Open source is going to become the norm. Just as we no longer talk about e-commerce, just commerce, we will wonder in five years why anyone assumes their source should be closed.
Written by Dana Blankenhorn, Inactive

The interview with Dave Dargo, chief technology officer at Ingres, had a provocative headline: "Ingres predicts the end of open source."

But the story itself was even more provocative. What Dargo was saying is that open source is going to become the norm. Just as we no longer talk about e-commerce, just commerce, we will wonder in five years why anyone assumes their source code should be closed.

Dargo had reason to be smug. The company, which spun-out of Computer Associates last year, has just hired Bill Maimone away from Oracle as its new "chief architect."

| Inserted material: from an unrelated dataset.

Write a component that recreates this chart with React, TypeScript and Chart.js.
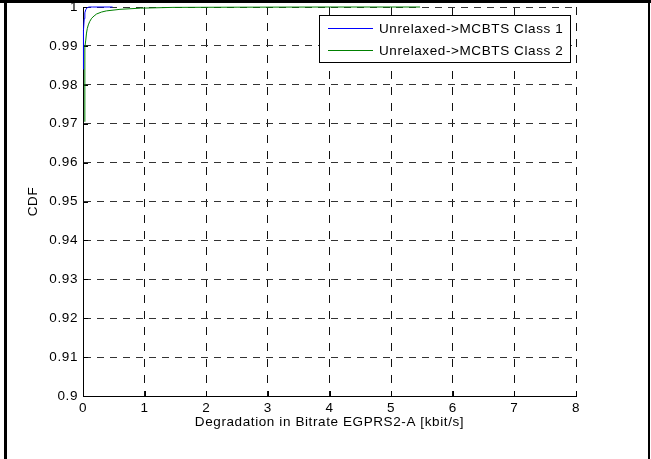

While the database space argues between open source advocates such as mySQL and closed source advocates such as Oracle, Dargo said Ingres is trying to evolve a "subscription model," where the money you pay for support and updates really goes into delivering support services and new functionality.

Note that Dargo isn't talking about free software. He's talking about a demonstrable link between the money you pay for code and the work that comes back to you. It's not software as a free good Dargo is promoting, but a cost-based pricing model.

The argument is appealing, even sound. The question, as always, is whether Ingres' Dargo, and now Maimone, can deliver.